§ **WRITTEN INSTRUCTION**:
Reproduce the listing exactly and skip over any pictures.
-=-=-=-=-
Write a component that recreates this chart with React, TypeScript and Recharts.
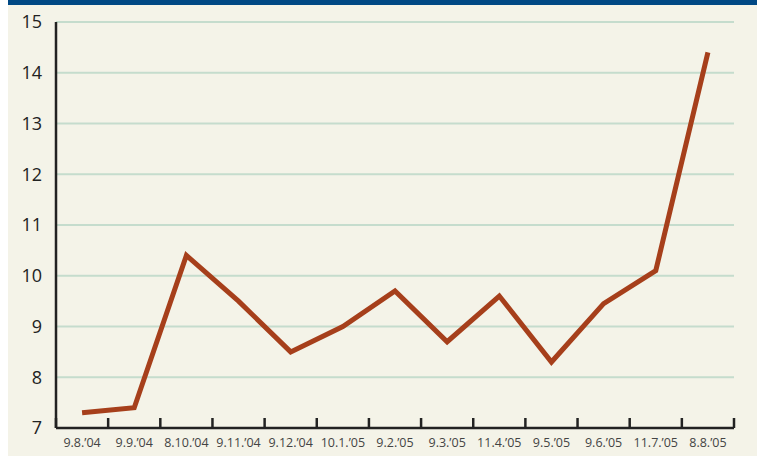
import React from "react";
import { LineChart, Line, XAxis, YAxis, CartesianGrid } from "recharts";

const categories = [
  "9.8.’04", "9.9.’04", "8.10.’04", "9.11.’04", "9.12.’04", "10.1.’05", "9.2.’05",
  "9.3.’05", "11.4.’05", "9.5.’05", "9.6.’05", "11.7.’05", "8.8.’05",
];
const values = [7.3, 7.4, 10.4, 9.5, 8.5, 9.0, 9.7, 8.7, 9.6, 8.3, 9.45, 10.1, 14.4];
const yTicks = [7, 8, 9, 10, 11, 12, 13, 14, 15];

const data = categories.map((c, i) => ({ name: c, value: values[i] }));

const FONT = "'Open Sans', 'Noto Sans', sans-serif";

const XTick = (props: any) => {
  const { x, y, payload, index, visibleTicksCount } = props;
  const half = payload && payload.offset ? payload.offset : 26;
  const last = index === (visibleTicksCount ?? categories.length) - 1;
  return (
    <g>
      <line x1={x - half} y1={y} x2={x - half} y2={y - 10} stroke="#222" strokeWidth={2.5} />
      {last && <line x1={x + half} y1={y} x2={x + half} y2={y - 10} stroke="#222" strokeWidth={2.5} />}
      <text x={x} y={y + 19} textAnchor="middle" fill="#444" fontSize={12.5} fontFamily={FONT}>
        {payload.value}
      </text>
    </g>
  );
};

export default function App() {
  return (
    <div style={{ position: "absolute", left: 8, top: 0, width: 749, height: 456, background: "#F4F3E8" }}>
      <div style={{ position: "absolute", left: 0, top: 0, width: 749, height: 5, background: "#004884" }} />
      <div style={{ position: "absolute", left: 0, top: 0 }}>
        <LineChart width={749} height={456} data={data} margin={{ top: 22, right: 23, bottom: 0, left: 0 }}>
          <CartesianGrid vertical={false} stroke="#C5DCCD" strokeWidth={2} />
          <XAxis
            dataKey="name"
            scale="band"
            height={28}
            tickLine={false}
            tickSize={0}
            tickMargin={0}
            interval={0}
            axisLine={{ stroke: "#222", strokeWidth: 2.5 }}
            tick={<XTick />}
          />
          <YAxis
            width={48}
            domain={[7, 15]}
            ticks={yTicks}
            interval={0}
            tickLine={false}
            tickMargin={8}
            axisLine={{ stroke: "#222", strokeWidth: 2.5 }}
            tick={{ fill: "#222", fontSize: 18, fontFamily: FONT }}
          />
          <Line
            type="linear"
            dataKey="value"
            stroke="#A63F1B"
            strokeWidth={5}
            dot={false}
            isAnimationActive={false}
          />
        </LineChart>
      </div>
    </div>
  );
}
-=-=-=-=-
§ **ANSWER TO THIS EXERCISE**:
Write a component that recreates this chart with React, TypeScript and Recharts.
import React from "react";
import { LineChart, Line, XAxis, YAxis, CartesianGrid } from "recharts";

const categories = [
  "9.8.’04", "9.9.’04", "8.10.’04", "9.11.’04", "9.12.’04", "10.1.’05", "9.2.’05",
  "9.3.’05", "11.4.’05", "9.5.’05", "9.6.’05", "11.7.’05", "8.8.’05",
];
const values = [7.3, 7.4, 10.4, 9.5, 8.5, 9.0, 9.7, 8.7, 9.6, 8.3, 9.45, 10.1, 14.4];
const yTicks = [7, 8, 9, 10, 11, 12, 13, 14, 15];

const data = categories.map((c, i) => ({ name: c, value: values[i] }));

const FONT = "'Open Sans', 'Noto Sans', sans-serif";

const XTick = (props: any) => {
  const { x, y, payload, index, visibleTicksCount } = props;
  const half = payload && payload.offset ? payload.offset : 26;
  const last = index === (visibleTicksCount ?? categories.length) - 1;
  return (
    <g>
      <line x1={x - half} y1={y} x2={x - half} y2={y - 10} stroke="#222" strokeWidth={2.5} />
      {last && <line x1={x + half} y1={y} x2={x + half} y2={y - 10} stroke="#222" strokeWidth={2.5} />}
      <text x={x} y={y + 19} textAnchor="middle" fill="#444" fontSize={12.5} fontFamily={FONT}>
        {payload.value}
      </text>
    </g>
  );
};

export default function App() {
  return (
    <div style={{ position: "absolute", left: 8, top: 0, width: 749, height: 456, background: "#F4F3E8" }}>
      <div style={{ position: "absolute", left: 0, top: 0, width: 749, height: 5, background: "#004884" }} />
      <div style={{ position: "absolute", left: 0, top: 0 }}>
        <LineChart width={749} height={456} data={data} margin={{ top: 22, right: 23, bottom: 0, left: 0 }}>
          <CartesianGrid vertical={false} stroke="#C5DCCD" strokeWidth={2} />
          <XAxis
            dataKey="name"
            scale="band"
            height={28}
            tickLine={false}
            tickSize={0}
            tickMargin={0}
            interval={0}
            axisLine={{ stroke: "#222", strokeWidth: 2.5 }}
            tick={<XTick />}
          />
          <YAxis
            width={48}
            domain={[7, 15]}
            ticks={yTicks}
            interval={0}
            tickLine={false}
            tickMargin={8}
            axisLine={{ stroke: "#222", strokeWidth: 2.5 }}
            tick={{ fill: "#222", fontSize: 18, fontFamily: FONT }}
          />
          <Line
            type="linear"
            dataKey="value"
            stroke="#A63F1B"
            strokeWidth={5}
            dot={false}
            isAnimationActive={false}
          />
        </LineChart>
      </div>
    </div>
  );
}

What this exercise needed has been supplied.